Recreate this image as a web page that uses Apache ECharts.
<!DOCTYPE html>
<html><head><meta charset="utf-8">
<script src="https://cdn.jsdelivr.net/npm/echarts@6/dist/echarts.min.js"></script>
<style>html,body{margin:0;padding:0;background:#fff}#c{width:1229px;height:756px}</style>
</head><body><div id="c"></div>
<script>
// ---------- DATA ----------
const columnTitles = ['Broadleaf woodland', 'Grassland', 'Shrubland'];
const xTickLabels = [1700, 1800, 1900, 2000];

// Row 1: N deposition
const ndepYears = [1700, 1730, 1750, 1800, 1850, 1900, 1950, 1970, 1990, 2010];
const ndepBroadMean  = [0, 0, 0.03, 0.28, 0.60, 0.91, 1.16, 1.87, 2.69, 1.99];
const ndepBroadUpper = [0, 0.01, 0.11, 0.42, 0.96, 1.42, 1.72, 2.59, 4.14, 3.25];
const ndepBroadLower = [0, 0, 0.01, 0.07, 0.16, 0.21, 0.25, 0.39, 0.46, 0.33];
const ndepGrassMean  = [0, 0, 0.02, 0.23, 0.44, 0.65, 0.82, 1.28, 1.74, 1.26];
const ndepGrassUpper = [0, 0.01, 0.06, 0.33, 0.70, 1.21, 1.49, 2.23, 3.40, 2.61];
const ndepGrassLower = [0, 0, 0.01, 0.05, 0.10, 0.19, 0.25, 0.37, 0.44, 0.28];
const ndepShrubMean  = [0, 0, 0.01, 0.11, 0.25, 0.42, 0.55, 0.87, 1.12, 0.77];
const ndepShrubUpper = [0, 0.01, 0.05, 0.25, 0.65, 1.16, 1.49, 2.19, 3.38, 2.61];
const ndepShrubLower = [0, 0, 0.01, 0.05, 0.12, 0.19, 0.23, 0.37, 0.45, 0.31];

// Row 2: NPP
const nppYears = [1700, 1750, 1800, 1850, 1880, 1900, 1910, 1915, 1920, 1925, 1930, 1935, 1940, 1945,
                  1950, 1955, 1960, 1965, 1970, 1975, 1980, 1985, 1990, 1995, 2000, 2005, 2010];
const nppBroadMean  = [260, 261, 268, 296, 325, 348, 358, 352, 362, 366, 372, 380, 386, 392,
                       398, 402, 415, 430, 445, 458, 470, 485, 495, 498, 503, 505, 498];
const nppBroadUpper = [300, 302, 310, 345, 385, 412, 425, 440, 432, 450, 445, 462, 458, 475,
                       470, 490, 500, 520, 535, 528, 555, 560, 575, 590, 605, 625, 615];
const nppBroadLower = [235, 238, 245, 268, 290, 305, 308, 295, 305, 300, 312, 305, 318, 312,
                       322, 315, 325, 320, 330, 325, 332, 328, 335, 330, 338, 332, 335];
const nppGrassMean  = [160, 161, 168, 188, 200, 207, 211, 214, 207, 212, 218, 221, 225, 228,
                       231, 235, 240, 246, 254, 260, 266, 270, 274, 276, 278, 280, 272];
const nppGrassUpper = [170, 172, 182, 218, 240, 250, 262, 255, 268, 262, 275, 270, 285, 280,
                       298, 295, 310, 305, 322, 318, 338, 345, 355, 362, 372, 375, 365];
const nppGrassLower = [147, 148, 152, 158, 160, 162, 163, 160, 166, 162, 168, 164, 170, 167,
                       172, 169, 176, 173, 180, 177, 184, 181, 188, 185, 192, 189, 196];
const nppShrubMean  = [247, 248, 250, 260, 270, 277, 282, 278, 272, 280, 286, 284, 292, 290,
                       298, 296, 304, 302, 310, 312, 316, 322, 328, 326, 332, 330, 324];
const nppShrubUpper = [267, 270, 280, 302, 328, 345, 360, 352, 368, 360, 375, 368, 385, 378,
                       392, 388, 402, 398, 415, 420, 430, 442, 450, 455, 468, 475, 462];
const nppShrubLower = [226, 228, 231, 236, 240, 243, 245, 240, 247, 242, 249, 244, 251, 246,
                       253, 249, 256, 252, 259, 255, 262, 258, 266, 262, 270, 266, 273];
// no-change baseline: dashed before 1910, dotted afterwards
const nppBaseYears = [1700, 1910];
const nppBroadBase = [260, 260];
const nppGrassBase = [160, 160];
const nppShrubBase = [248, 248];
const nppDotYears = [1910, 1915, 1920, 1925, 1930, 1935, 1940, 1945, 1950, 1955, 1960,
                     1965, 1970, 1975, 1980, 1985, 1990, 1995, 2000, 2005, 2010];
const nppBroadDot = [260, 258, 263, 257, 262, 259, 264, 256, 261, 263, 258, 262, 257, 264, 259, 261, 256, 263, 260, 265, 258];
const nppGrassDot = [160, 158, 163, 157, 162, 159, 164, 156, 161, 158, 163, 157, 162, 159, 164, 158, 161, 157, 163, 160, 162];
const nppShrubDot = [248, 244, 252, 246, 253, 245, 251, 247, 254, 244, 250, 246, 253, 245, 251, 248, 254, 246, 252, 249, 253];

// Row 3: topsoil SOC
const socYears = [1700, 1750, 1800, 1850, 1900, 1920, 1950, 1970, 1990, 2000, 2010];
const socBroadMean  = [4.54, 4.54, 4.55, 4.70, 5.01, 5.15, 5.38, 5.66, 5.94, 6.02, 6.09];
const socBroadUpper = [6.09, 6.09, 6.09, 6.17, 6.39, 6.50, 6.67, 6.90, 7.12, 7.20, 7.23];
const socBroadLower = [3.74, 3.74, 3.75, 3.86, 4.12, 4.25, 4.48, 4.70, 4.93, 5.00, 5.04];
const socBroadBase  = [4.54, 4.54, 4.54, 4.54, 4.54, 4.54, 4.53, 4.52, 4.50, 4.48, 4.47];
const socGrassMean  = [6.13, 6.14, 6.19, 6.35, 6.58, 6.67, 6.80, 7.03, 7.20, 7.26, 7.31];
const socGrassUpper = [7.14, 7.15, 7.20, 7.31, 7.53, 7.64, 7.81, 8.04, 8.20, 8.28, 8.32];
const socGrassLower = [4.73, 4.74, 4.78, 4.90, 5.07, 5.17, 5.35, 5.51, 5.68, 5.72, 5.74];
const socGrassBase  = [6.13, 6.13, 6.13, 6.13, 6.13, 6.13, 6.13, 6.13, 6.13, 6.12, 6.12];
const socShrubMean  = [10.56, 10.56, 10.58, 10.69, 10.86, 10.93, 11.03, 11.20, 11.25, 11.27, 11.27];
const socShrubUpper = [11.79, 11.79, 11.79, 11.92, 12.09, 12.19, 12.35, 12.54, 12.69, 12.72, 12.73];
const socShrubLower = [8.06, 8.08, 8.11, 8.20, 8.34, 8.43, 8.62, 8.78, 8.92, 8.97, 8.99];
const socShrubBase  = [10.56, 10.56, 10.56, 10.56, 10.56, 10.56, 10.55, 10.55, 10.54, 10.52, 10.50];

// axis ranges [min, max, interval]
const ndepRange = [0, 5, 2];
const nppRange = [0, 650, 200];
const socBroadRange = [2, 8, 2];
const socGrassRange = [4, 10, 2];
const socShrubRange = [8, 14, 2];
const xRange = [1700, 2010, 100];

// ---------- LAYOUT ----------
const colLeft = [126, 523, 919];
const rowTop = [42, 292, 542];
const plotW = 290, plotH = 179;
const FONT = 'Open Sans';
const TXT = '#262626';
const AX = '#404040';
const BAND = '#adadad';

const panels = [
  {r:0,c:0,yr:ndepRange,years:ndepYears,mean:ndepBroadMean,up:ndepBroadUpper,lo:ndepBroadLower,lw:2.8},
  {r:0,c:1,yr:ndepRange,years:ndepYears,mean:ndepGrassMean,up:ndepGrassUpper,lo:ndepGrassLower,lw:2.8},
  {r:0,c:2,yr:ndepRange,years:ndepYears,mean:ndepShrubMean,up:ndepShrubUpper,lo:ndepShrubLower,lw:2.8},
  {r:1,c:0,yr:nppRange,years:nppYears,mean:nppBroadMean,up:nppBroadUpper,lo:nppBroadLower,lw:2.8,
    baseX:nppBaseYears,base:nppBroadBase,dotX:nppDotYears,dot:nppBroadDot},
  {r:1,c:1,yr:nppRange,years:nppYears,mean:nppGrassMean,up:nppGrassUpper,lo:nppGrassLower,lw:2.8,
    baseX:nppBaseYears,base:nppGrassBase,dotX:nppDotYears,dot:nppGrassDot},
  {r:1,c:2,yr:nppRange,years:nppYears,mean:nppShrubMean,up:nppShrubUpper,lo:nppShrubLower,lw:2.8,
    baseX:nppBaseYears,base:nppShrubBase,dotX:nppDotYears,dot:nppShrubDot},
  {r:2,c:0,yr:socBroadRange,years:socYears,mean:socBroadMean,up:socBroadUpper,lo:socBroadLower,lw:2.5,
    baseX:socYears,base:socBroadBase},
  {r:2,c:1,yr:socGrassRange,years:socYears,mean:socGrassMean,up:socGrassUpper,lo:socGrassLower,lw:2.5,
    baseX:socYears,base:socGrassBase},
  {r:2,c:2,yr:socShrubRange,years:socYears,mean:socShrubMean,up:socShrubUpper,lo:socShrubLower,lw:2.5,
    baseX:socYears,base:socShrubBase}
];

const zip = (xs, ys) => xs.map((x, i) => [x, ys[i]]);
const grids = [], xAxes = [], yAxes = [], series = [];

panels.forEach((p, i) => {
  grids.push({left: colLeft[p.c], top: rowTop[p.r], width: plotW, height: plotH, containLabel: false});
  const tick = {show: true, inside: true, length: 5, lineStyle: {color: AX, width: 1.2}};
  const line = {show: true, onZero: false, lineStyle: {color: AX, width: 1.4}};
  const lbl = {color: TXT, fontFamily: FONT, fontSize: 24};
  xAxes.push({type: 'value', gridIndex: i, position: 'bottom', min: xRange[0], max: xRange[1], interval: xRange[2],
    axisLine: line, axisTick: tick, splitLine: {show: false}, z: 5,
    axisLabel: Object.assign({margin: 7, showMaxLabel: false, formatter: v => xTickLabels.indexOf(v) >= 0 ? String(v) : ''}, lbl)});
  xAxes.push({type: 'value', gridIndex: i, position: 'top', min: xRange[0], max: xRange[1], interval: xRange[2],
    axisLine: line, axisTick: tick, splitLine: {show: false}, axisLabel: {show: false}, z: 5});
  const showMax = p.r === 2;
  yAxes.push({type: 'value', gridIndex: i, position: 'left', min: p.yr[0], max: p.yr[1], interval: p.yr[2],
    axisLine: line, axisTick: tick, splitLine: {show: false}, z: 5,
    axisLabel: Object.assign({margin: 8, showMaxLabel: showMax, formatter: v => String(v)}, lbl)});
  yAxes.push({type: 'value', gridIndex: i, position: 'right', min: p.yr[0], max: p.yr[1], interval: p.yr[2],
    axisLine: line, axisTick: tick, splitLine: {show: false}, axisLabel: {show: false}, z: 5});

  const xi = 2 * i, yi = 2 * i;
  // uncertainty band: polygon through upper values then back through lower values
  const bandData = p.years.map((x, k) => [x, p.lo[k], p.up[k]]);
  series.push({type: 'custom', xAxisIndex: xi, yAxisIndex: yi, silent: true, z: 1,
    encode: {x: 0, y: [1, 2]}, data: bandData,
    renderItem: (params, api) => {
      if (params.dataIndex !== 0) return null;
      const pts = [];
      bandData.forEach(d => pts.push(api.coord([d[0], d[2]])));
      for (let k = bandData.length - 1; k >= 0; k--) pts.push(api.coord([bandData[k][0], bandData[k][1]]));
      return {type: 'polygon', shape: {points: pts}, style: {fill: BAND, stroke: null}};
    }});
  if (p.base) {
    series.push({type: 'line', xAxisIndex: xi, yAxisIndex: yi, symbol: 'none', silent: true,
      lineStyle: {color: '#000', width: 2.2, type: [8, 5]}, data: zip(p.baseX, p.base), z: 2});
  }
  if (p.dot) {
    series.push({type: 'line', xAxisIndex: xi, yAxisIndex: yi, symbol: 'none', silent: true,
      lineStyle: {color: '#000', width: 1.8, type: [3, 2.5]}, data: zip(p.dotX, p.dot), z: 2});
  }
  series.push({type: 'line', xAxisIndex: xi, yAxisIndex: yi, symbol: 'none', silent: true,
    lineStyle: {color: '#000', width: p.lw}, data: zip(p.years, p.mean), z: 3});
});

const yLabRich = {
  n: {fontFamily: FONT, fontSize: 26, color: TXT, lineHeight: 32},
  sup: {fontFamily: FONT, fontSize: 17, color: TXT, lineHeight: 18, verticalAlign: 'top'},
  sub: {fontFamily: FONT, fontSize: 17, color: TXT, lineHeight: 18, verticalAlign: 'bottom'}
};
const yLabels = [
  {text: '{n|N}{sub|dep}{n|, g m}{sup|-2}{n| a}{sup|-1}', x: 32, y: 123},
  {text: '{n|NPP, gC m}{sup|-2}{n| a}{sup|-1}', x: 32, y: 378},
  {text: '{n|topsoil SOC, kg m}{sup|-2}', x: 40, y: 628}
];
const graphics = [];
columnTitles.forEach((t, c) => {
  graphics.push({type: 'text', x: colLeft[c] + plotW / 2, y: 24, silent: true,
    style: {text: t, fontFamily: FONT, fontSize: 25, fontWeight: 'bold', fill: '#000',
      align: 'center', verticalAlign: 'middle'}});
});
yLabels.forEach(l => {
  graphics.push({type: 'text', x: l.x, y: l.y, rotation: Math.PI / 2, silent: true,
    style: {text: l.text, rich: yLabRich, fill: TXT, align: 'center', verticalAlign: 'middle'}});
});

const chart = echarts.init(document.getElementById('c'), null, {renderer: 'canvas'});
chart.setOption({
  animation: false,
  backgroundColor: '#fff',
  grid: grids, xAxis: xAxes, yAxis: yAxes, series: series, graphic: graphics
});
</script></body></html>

* * *

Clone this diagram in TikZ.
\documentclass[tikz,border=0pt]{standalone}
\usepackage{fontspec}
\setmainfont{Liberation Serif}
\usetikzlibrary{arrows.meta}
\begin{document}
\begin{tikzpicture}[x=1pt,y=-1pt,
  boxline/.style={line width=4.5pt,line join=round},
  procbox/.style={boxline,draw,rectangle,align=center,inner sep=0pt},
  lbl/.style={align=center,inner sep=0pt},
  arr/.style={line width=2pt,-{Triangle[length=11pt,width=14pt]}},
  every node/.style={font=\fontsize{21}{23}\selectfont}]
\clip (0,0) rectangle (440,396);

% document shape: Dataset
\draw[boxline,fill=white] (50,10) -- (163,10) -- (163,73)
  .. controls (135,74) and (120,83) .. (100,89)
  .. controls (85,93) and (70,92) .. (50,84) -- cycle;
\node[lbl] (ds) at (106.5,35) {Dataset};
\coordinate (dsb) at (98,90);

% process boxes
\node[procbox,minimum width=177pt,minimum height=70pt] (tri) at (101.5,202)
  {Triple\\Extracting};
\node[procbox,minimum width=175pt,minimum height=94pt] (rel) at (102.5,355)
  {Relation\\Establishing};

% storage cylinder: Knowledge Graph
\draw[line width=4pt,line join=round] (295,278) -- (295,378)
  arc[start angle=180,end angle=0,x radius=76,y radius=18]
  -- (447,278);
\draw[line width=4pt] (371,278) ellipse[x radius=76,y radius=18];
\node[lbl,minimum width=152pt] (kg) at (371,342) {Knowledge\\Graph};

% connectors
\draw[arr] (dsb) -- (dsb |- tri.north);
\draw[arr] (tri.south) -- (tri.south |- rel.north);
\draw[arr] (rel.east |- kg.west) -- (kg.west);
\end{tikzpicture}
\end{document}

...

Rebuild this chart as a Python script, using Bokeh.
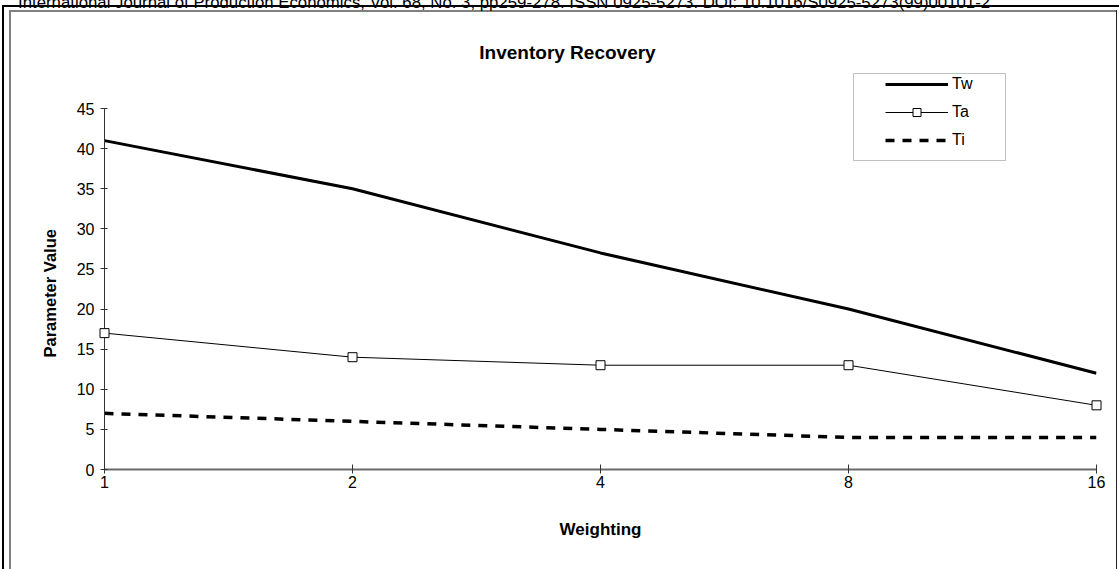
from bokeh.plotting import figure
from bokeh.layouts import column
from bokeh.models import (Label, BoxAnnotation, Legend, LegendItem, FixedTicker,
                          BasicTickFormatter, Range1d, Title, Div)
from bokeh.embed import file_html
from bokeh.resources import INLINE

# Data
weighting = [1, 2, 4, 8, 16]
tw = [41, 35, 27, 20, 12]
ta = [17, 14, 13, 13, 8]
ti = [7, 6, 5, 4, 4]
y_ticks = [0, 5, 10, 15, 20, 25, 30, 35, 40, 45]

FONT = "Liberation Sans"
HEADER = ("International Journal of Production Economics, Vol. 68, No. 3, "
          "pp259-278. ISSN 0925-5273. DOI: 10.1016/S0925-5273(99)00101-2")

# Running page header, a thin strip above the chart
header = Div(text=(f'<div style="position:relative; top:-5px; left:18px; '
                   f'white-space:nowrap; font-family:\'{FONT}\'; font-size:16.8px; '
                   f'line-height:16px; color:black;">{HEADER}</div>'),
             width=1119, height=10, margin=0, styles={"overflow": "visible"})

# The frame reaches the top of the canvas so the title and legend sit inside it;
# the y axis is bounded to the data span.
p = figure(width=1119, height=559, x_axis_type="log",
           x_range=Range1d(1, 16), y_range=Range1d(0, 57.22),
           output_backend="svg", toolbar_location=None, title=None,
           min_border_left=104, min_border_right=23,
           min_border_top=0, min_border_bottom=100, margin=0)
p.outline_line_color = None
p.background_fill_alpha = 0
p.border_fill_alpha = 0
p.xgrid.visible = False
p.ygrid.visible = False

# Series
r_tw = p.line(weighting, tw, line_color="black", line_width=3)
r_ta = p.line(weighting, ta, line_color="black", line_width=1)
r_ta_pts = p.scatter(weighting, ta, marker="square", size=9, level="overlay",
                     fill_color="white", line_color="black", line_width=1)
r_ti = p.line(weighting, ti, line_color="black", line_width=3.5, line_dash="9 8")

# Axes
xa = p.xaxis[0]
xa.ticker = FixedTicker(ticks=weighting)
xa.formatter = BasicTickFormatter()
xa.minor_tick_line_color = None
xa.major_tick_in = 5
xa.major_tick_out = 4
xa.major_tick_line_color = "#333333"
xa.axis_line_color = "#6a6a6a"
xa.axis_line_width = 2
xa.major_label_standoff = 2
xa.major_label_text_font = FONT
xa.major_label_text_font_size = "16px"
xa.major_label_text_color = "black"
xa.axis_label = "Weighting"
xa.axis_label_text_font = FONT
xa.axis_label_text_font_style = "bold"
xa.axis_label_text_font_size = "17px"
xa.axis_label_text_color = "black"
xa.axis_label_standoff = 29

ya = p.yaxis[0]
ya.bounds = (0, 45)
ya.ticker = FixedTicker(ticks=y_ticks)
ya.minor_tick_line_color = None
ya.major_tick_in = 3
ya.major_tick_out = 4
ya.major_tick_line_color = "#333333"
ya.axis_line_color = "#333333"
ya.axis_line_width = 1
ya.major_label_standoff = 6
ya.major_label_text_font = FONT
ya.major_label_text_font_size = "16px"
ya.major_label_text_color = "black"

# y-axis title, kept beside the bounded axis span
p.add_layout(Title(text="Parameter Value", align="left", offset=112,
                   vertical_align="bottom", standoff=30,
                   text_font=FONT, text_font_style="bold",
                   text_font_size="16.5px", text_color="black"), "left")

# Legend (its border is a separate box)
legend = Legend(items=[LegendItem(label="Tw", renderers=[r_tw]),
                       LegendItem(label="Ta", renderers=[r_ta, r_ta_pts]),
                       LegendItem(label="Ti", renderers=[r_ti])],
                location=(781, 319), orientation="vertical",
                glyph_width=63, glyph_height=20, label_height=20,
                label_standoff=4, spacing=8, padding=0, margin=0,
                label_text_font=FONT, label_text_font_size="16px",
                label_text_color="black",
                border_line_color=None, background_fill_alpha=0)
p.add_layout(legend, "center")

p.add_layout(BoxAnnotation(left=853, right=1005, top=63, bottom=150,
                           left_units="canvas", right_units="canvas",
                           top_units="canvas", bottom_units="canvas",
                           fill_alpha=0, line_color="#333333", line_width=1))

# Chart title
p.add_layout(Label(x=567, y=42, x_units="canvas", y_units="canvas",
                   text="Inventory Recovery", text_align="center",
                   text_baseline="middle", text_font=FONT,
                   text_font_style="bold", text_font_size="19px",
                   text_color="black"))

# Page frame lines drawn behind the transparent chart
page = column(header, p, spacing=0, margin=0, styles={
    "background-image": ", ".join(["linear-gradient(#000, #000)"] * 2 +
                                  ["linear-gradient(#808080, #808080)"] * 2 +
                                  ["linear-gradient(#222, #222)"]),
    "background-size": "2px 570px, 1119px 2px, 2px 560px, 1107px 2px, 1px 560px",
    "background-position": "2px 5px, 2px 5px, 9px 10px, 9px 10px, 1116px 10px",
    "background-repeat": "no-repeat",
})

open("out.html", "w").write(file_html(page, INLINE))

◆ **JOB**:
Only the lines from the one containing "Recreate this image" through the one containing "const xTickLabels = [1700, 1800, 1900, 2000];" are to be reproduced, exactly as they appear.

◆ **ANSWER TO THE PROBLEM**:
Recreate this image as a web page that uses Apache ECharts.
<!DOCTYPE html>
<html><head><meta charset="utf-8">
<script src="https://cdn.jsdelivr.net/npm/echarts@6/dist/echarts.min.js"></script>
<style>html,body{margin:0;padding:0;background:#fff}#c{width:1229px;height:756px}</style>
</head><body><div id="c"></div>
<script>
// ---------- DATA ----------
const columnTitles = ['Broadleaf woodland', 'Grassland', 'Shrubland'];
const xTickLabels = [1700, 1800, 1900, 2000];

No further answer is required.